From the Libertarians but still a good read.
There are few experiences more unpleasant to endure than the irrational rants of fear-ridden people. This is particularly annoying when the anger arises not out of an immediate physical danger, but from a perceived offense to an abstraction with which they identify. The curse "may you live in interesting times" reflects how easily our judgments – and actions – can be rendered perilously foolish by turbulence in our world.
We live in interesting times, whose stormy inconstancy may prove to be both a harbinger of, and catalyst for, creative change. But change is accompanied by uncertainty, particularly regarding the forms and practices from the past whose continuing usefulness might be called into question by innovation. For example, having attached ourselves to institutions – not out of clear thought but out of habit – what will be our response to transformations that may render such agencies obsolete? This, I believe, is the condition now before us. Like such periods as the Renaissance, the Enlightenment, and the Industrial Revolution – each of which brought into question the prevailing systems and beliefs – our "interesting times" may prove to be quite beneficial, if only we confront their dynamics with intelligence.
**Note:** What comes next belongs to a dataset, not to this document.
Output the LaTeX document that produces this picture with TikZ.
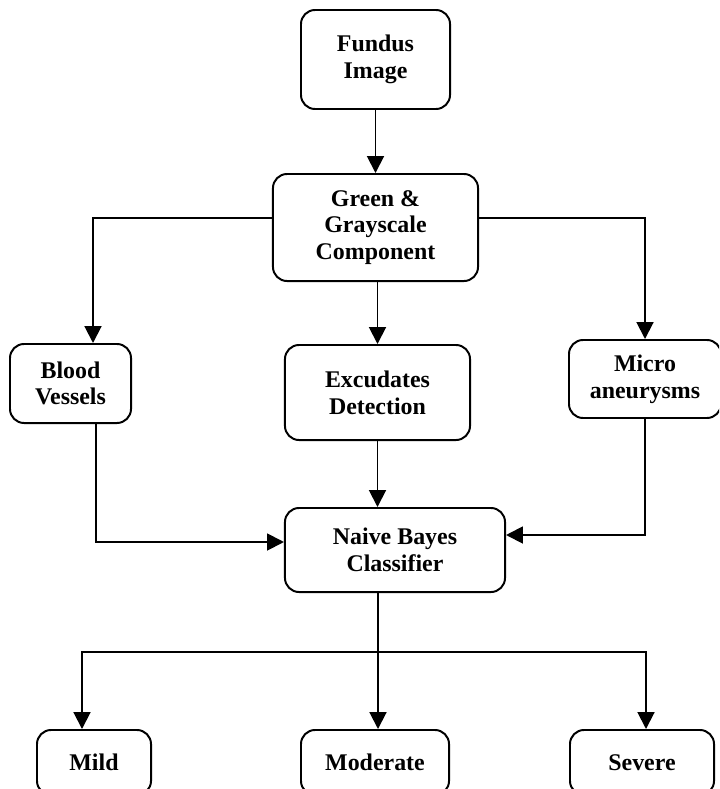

I have written of these current processes of change that manifest themselves, in part, in decentralizing social systems and behavior. But many fear such changes, mainly because they have so fervently identified themselves with institutional systems that are now called into question. Having attached themselves to such abstractions out of unexplored habit, such people begin to experience a sense of personal-identity death: "if my sense of being is inextricably tied to the nation-state, who will I become if that institution should become extinct?"